Since 2011 all I wanted was to get off the merry-go-round of freelance work. You might think that having over nineteen years of web experience it would be easy to land a good gig, but I think this hurt me. In Baltimore where I live, depending on who I spoke to it was assumed I was either overqualified (aka expensive), or just too old. I had job leads that didn't manifest. It seemed like every recruiter was playing me (or just bad). I tried to work with a few start-up companies who really needed my level of expertise. For what ever reasons good permanent full time work kept alluding me so I kept contracting, wondering if I really am too old to work in tech.
The Effect of Healthcare.gov?
By October last year things started getting better. I started getting many more good leads for jobs. At the same time I had a pretty good contract position for a small DC based agency. I was earning money while working from home and I had the luxury to explore the growing job market for Senior Experience Designers. Could it be that the Healthcare.gov debacle suddenly made people realize that they needed people with experience working on their website? So many jobs were available I was able to weigh one against the other. Which company paid better? Which ones had a good corporate culture? The shortest commute? There were NO good leads in Baltimore except my contract gig, which was 100% work from home. Would they bring me on full time? Or would I have to commute to DC or further?

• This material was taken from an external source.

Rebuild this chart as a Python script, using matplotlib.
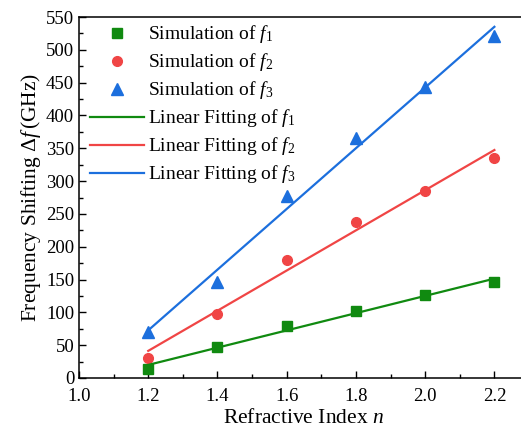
import matplotlib.pyplot as plt
import numpy as np

plt.rcParams['font.family'] = ['Liberation Serif', 'DejaVu Serif']
plt.rcParams['mathtext.fontset'] = 'custom'
plt.rcParams['mathtext.rm'] = 'Liberation Serif'
plt.rcParams['mathtext.it'] = 'Liberation Serif:italic'

# refractive index and simulated frequency shifts (GHz)
n = [1.2, 1.4, 1.6, 1.8, 2.0, 2.2]
f1 = [14, 47, 79, 102, 126, 146]
f2 = [31, 97, 180, 238, 285, 335]
f3 = [70, 146, 277, 365, 444, 521]

colors = ['#108a10', '#f04545', '#1c6fdd']
markers = ['s', 'o', '^']
msizes = [6.5, 7, 8]

fig = plt.figure(figsize=(5.21, 4.32), dpi=100)
ax = fig.add_axes([79 / 521, 1 - 378 / 432, 450 / 521, 361 / 432])

x = np.array(n)
for i, y in enumerate([f1, f2, f3]):
    ax.plot(n, y, linestyle='none', marker=markers[i], ms=msizes[i],
            color=colors[i], label=f'Simulation of $f_{i + 1}$')
for i, y in enumerate([f1, f2, f3]):
    k, b = np.polyfit(x, y, 1)
    ax.plot(x, k * x + b, color=colors[i], lw=1.6,
            label=f'Linear Fitting of $f_{i + 1}$')

ax.set_xlim(1.0, 2.3)
ax.set_ylim(0, 550)
ax.set_xticks(np.arange(1.0, 2.21, 0.2))
ax.set_xticks(np.arange(1.1, 2.31, 0.2), minor=True)
ax.set_yticks(np.arange(0, 551, 50))
ax.set_yticks(np.arange(25, 550, 50), minor=True)
ax.set_xticklabels([f'{v:.1f}' for v in np.arange(1.0, 2.21, 0.2)])
ax.tick_params(which='both', direction='in', labelsize=13.5)
ax.tick_params(axis='x', pad=7)
ax.tick_params(which='major', length=5, width=1)
ax.tick_params(which='minor', length=3, width=1)
for s in ax.spines.values():
    s.set_linewidth(1.1)

ax.set_xlabel('Refractive Index $n$', fontsize=15.5, labelpad=3)
ax.set_ylabel(r'Frequency Shifting $\Delta f\,$(GHz)', fontsize=15.5, labelpad=2)

ax.legend(loc='upper left', frameon=False, fontsize=14, handlelength=2.75,
          labelspacing=0.31, borderaxespad=0.0, handletextpad=0.2,
          bbox_to_anchor=(0.008, 1.004))

fig.savefig('out.png', dpi=100)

I'll Take the Commute, Thanks
By November I felt that I was being undermined on my contract. This ideal situation lost it's luster with the addition of a new "lead" designer who ignored me so thoroughly, I wondered why they wanted to use me in the first place. By Thanksgiving I realized that it probably wasn't the best thing for my career to be an easily dismissed sub-contractor, grateful for whatever crumbs of work that get thrown my way. I could do better.
It's a good thing I kept exploring jobs all last year, even though it was a massive time suck. When the right opportunity landed in my lap I was ready. Now I am happy to report the work is good and best of all it's great to feel like a grown-up.